Death Toll From Indonesia Tsunami at 327
By IRWAN FIRDAUS
PANGANDARAN, Indonesia – Tearful parents searched for missing children Tuesday, and soldiers dug through the debris of homes flattened by the second tsunami to hit Indonesia in as many years. Well over 300 people were killed and more than 160 others were missing.
The waves tossed fishing boats 100 yards inland and turned the resort’s main street into a tangled junkyard of busted buildings, cars and furniture. Bodies were piled in temporary morgues.
"I don’t mind losing any of my property, but please God return my son," said Basril, a villager who goes by one name, as he and his wife searched though the debris piled up on Java island’s southern coast.
The area hit by Monday’s disaster was spared by the devastating 2004 Asian tsunami, and many residents said they did not even feel the 7.7-magnitude undersea quake that unleashed the 6-foot-high wall of water.
But some recognized the danger when they saw the ocean recede and fled to higher ground, screaming "Tsunami! Tsunami!" A black wave shot to shore a half hour later, witnesses said, sending boats, cars and motorbikes crashing into resorts and fishing villages. The water reached 300 yards inland.
The death toll rose to at least 327, and it was expected to go higher.
"We are still finding many bodies. Many are stuck in the ruins of the houses," said local police chief Syamsuddin Janieb. He said at least 181 people were killed and 85 missing in the Pangandaran area alone.
Most of those killed were Indonesians, but a Pakistani, Swede and three Dutch nationals were among the dead, Janieb and consulate officials said.
At least 23,000 people fled their homes, either because they were destroyed or in fear of another tsunami, so accounting for the 160 missing could take time, other officials said Tuesday.
Survivors, meanwhile, recounted tales of horror.
"We saw a big wall of black water. I ran with my son in my arms and when I looked back, the waves were at our house. They destroyed our house," said Ita Anita, who was on the beach with her 11-month-old child and other relatives. "The water knocked me down, my son slipped out of my hands and was taken by the water."
Pedi Mulyadi, a 43-year-old food vendor, said he was waiting on the beach for customers when the wave struck, killing his wife, Ratini, 33. The pair were clinging to one another when they were swallowed by the torrent of water and pulled 30 yards inland, he said.
"Then we were hit, I think by a piece of wood," Mulyadi said. "When the water finally pulled away, she was dead. Oh my God, my wife is gone, just like that."
Ira was playing with her 6-year-old son on the beach when the tsunami struck. The beach-front vendor survived Monday’s onslaught, but her only child was torn from her arms.
"The water was too strong," Ira said as she dug through a pile of rubble with her bare hands, close to the spot where she was last with her son. "Oh God.
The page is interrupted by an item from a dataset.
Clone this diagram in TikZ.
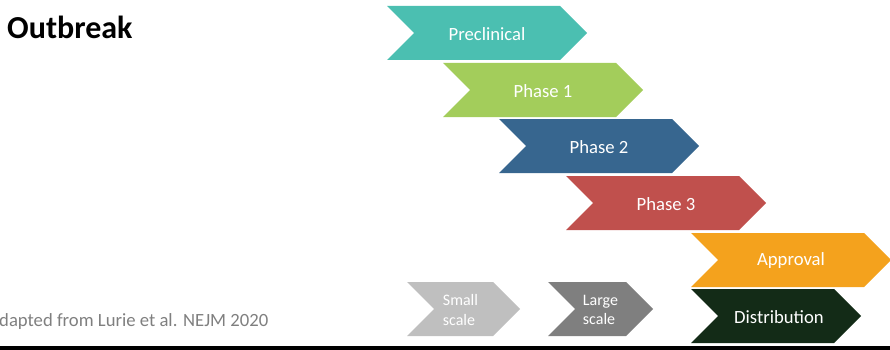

Eki, where are you?" cried Ira, who gave only one name.
Roads were blocked and power cut to much of the area.
Indonesia was hardest hit by the 2004 tsunami that killed at least 216,000 people in a dozen nations along the Indian Ocean rim – more than a half of them on Sumatra island’s Aceh province.
Though the country started to install an early warning system after that disaster, it is still in the early stages, covering only Sumatra. The government had been planning to extend the warning system to Java by 2007.
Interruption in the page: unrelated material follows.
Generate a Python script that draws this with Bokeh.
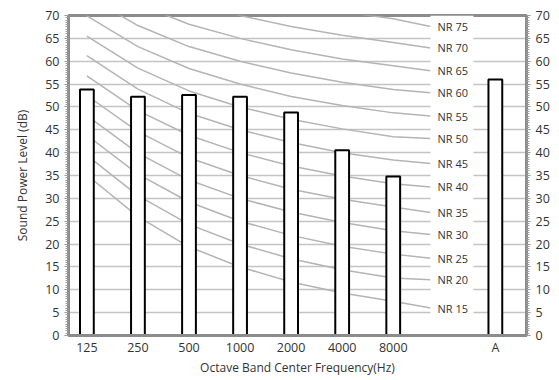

The island was hit seven weeks ago by a 5.9-magnitude earthquake that killed more than 5,800 people, though the 110 miles of coastline hit by Monday’s tsunami was not affected by that temblor.
Monday’s quake struck at 3:24 p.m. about 150 miles beneath the ocean floor, causing tall buildings to sway hundreds of miles away in the capital, Jakarta. The region was rattled by a series of strong aftershocks.
After the quake, the Pacific Tsunami Warning Center and Japan’s Meteorological Agency issued warnings of a possible tsunami. It struck Java about an hour later and its effects could be felt as far away as Bali island and near Australia’s Coco Islands.
In addition to the 181 deaths tallied in Pangandaran, central Java police chief Dody Sumantiawan said at least 89 people were killed and more than 70 others missing in nearby Cilacap district.
Another 44 were found in Tasikmalaya district, and 13 in other areas, local officials said.
Indonesia is on the so-called Pacific "Ring of Fire," an arc of volcanoes and fault lines encircling the Pacific Basin.